Work begins this month on a new, environmentally-friendly power plant in Liberia that will use old rubber trees to generate electricity. It is part of a plan to make Liberia the world's first sustainable biomass-driven economy.
Natural rubber has anchored the Liberian economy for more than 75 years. The huge Firestone plantation east of the capital, Monrovia, remains the world's largest single natural rubber operation and was one of the first businesses to reopen after Liberia's long civil war.
Its continued success is crucial to Liberia's economic recovery. Now, the plantation's eight million rubber trees may help fuel that recovery by producing low-cost electricity.
The firm Buchanan Renewable Energies is building a carbon-neutral power plant using woodchips from older rubber trees to generate 35 megawatts of electricity.
The Liberian Electric Company will then sell that power to people in Monrovia for about half what they are paying now.
Buchanan Renewables President Joel Strickland says it is a low-cost, intermediate solution to Liberia's energy needs, while repairs to the Mt. Coffee hydroelectric facility are at least five years away.
Workers break ground on the new power plant this month.

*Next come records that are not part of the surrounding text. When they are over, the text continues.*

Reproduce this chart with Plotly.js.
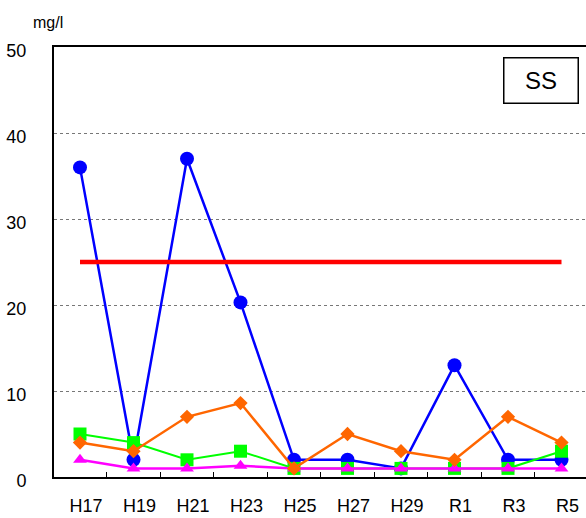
<!DOCTYPE html>
<html>
<head>
<meta charset="utf-8">
<script src="https://cdn.plot.ly/plotly-3.0.1.min.js"></script>
<style>html,body{margin:0;padding:0;background:#fff;}#chart{width:586px;height:518px;}</style>
</head>
<body>
<div id="chart"></div>
<script>
const years = ["H17","H19","H21","H23","H25","H27","H29","R1","R3","R5"];
const seriesBlue = [36, 2, 37, 20.3, 2, 2, 1, 13, 2, 2];
const seriesGreen = [5, 4, 2, 3, 1, 1, 1, 1, 1, 3];
const seriesMagenta = [2, 1, 1, 1.3, 1, 1, 1, 1, 1, 1];
const seriesOrange = [4, 3, 7, 8.6, 1, 5, 3, 2, 7, 4];
const standardValue = [25, 25, 25, 25, 25, 25, 25, 25, 25, 25];
const yTicks = [0, 10, 20, 30, 40, 50];
const unitLabel = "mg/l";
const panelLabel = "SS";

const font = "'Liberation Sans', Arial, sans-serif";
const traces = [
  {x: years, y: seriesBlue, mode: "lines+markers", line: {color: "#0000ff", width: 2.5},
   marker: {symbol: "circle", size: 14, color: "#0000ff"}},
  {x: years, y: seriesGreen, mode: "lines+markers", line: {color: "#00ff00", width: 2},
   marker: {symbol: "square", size: 13, color: "#00ff00"}},
  {x: years, y: seriesMagenta, mode: "lines+markers", line: {color: "#ff00ff", width: 2.5},
   marker: {symbol: "triangle-up", size: 12, color: "#ff00ff"}},
  {x: years, y: seriesOrange, mode: "lines+markers", line: {color: "#ff6600", width: 2.5},
   marker: {symbol: "diamond", size: 11, color: "#ff6600"}},
  {x: years, y: standardValue, mode: "lines", line: {color: "#ff0000", width: 4.5}}
];

const layout = {
  width: 586, height: 518,
  margin: {l: 54, r: 0, t: 47, b: 41},
  paper_bgcolor: "#fff", plot_bgcolor: "#fff",
  showlegend: false,
  font: {family: font, color: "#000"},
  xaxis: {
    type: "category",
    range: [-0.486, 9.458],
    tickson: "boundaries",
    ticks: "inside", ticklen: 5, tickwidth: 1, tickcolor: "#000",
    showline: true, linecolor: "#000", linewidth: 2, mirror: true,
    showgrid: false, zeroline: false,
    tickfont: {size: 18, family: font},
    ticklabelstandoff: 11,
    ticklabelshift: 6,
    fixedrange: true
  },
  yaxis: {
    range: [0, 50],
    tickvals: yTicks,
    ticks: "",
    showline: true, linecolor: "#000", linewidth: 2,
    showgrid: true, gridcolor: "#777", griddash: "dot", gridwidth: 1,
    zeroline: false,
    tickfont: {size: 18, family: font},
    ticklabelstandoff: 22,
    ticklabelshift: 4,
    fixedrange: true
  },
  annotations: [
    {text: unitLabel, xref: "paper", yref: "paper", x: -0.011, y: 1.0, xanchor: "center", yanchor: "bottom",
     yshift: 14, showarrow: false, font: {size: 16, family: font}},
    {text: panelLabel, xref: "paper", yref: "paper", x: 0.915, y: 0.923, xanchor: "center", yanchor: "middle",
     showarrow: false, font: {size: 24, family: font},
     bordercolor: "#000", borderwidth: 1.5, bgcolor: "#fff", width: 71, height: 42}
  ]
};

Plotly.newPlot("chart", traces, layout, {displayModeBar: false, staticPlot: true});
</script>
</body>
</html>
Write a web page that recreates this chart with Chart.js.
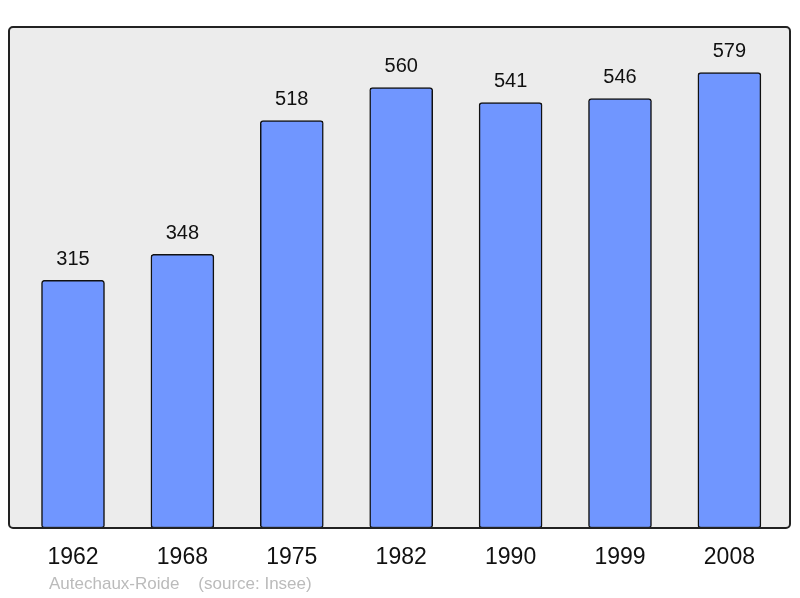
<!DOCTYPE html>
<html>
<head>
<meta charset="utf-8">
<script src="https://cdn.jsdelivr.net/npm/chart.js@4/dist/chart.umd.min.js"></script>
<style>
  body { margin: 0; background: #ffffff; }
  canvas { display: block; }
</style>
</head>
<body>
<canvas id="popChart" width="800" height="598"></canvas>
<script>
var years = ["1962", "1968", "1975", "1982", "1990", "1999", "2008"];
var population = [315, 348, 518, 560, 541, 546, 579];
var footerText = "Autechaux-Roide    (source: Insee)";

var points = [];
for (var i = 0; i < years.length; i++) {
    points.push({x: i, y: population[i]});
}

// grey rounded frame behind the bars, dark outline drawn over them
var framePlugin = {
    id: 'frame',
    beforeDatasetsDraw: function (chart) {
        var a = chart.chartArea;
        var ctx = chart.ctx;
        ctx.save();
        ctx.beginPath();
        ctx.roundRect(a.left, a.top, a.right - a.left, a.bottom - a.top, 4);
        ctx.fillStyle = "#ececec";
        ctx.fill();
        ctx.restore();
    },
    afterDatasetsDraw: function (chart) {
        var a = chart.chartArea;
        var ctx = chart.ctx;
        ctx.save();
        ctx.beginPath();
        ctx.roundRect(a.left, a.top, a.right - a.left, a.bottom - a.top, 4);
        ctx.lineWidth = 2;
        ctx.strokeStyle = "#222222";
        ctx.stroke();

        // value above each bar
        var meta = chart.getDatasetMeta(0);
        ctx.fillStyle = "#111111";
        ctx.font = "20px 'Liberation Sans', Arial, sans-serif";
        ctx.textAlign = "center";
        ctx.textBaseline = "middle";
        meta.data.forEach(function (bar, idx) {
            ctx.fillText(String(population[idx]), bar.x, bar.y - 21);
        });

        ctx.fillStyle = "#bbbbbb";
        ctx.font = "17px 'Liberation Sans', Arial, sans-serif";
        ctx.textAlign = "left";
        ctx.fillText(footerText, 49, 584);
        ctx.restore();
    }
};

var popChart = new Chart(document.getElementById('popChart'), {
    type: 'bar',
    data: {
        datasets: [{
            data: points,
            backgroundColor: "#7096ff",
            borderColor: "#111111",
            borderWidth: 1.5,
            borderRadius: 3,
            borderSkipped: false,
            barThickness: 63
        }]
    },
    options: {
        responsive: false,
        animation: false,
        devicePixelRatio: 1,
        layout: {padding: {left: 9, right: 10, top: 27, bottom: 0}},
        plugins: {legend: {display: false}, tooltip: {enabled: false}},
        scales: {
            x: {
                type: 'linear',
                offset: false,
                min: -0.585,
                max: 6.554,
                grid: {display: false, drawTicks: false, offset: false},
                border: {display: false},
                afterBuildTicks: function (scale) {
                    scale.ticks = years.map(function (y, idx) { return {value: idx}; });
                },
                afterFit: function (scale) { scale.height = 70; },
                ticks: {
                    padding: 16,
                    color: "#111111",
                    font: {family: "'Liberation Sans', Arial, sans-serif", size: 23},
                    callback: function (value) { return years[value]; }
                }
            },
            y: {
                display: false,
                min: 0,
                max: 637
            }
        }
    },
    plugins: [framePlugin]
});
</script>
</body>
</html>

Strickland says it will have the capacity to double the initial 35 megawatts of electricity, once the nation's power grid is improved.
"The rubber chips are available. The biomass is here. The difficulty is the distribution is not there," said Strickland. "So LEC, once they receive the power have to be able to deliver it to the consumer. So all the wires stringing the distribution needs to be done on a more rapid basis and faster so we can get out to the consumer."
Using non-performing rubber trees as a source of power also helps rejuvenate rubber production by making room for new planting. If properly managed, clearing and replanting trees in a 30-year cycle creates both a renewable source of energy and maximum rubber production.
Liberia is also gaining from the export of woodchips to Europe, where they are used as either biomass for energy production or in the manufacture of fiber board.
Strickland says Liberia has shipped 30,000 tons of woodchips this year and will export another 30,000 tons before the end of the year. He expects to top that in 2010 with more than 200,000 tons of woodchip exports.
National Investment Commission Chairman Richard Tolbert says Buchanan Renewable's $150-million investment demonstrates the strength of both Liberia's commitment to renewable energy and its investment climate.
"So despite all of what is going on in the world - the global financial crisis - instead of investors pulling back, investors are continuing to come to us here in Liberia," said Tolbert. "That is very tangible proof that we are doing the right thing."
Strickland says the project will create more than 400 new jobs by the end of the year.
"As we expand, we will be creating jobs in Margibi. We will be creating jobs in Bong County where we are starting to operate, certainly Montserado with the power plant and the distribution," added Strickland. "So our goal really as we go about is to have close relations with both the political authorities as well as civil society because that is where we are drawing our employees from."
Beyond the hiring of its own employees, Buchanan Renewable's generation of lower-cost electricity should lead to further job growth as small businesses will spend less on utilities.
Tolbert says employment is the key in a nation still recovering from conflict where the United Nations estimates formal sector unemployment at 80 percent.
"Business is coming. Investment is coming. And what does this mean? This means jobs, my friend. Jobs. Jobs. Jobs. That is the key to the economic and security, long-term stability of this country," said Tolbert. "That is all we are about, as far as I am concerned. Jobs even over revenue. We are trying to create jobs so everybody can make their own living as opposed to depending on the government for a hand-out."
The Buchanan Renewable investment has already improved roads, bridges, and ports in Liberia. It says a portion of profits from the project will be given as grants to social program.
The company says its goal is to generate electricity from natural, non-edible, renewable and sustainable resources indigenous to West Africa with projects that focus on reducing the emission of greenhouse gases.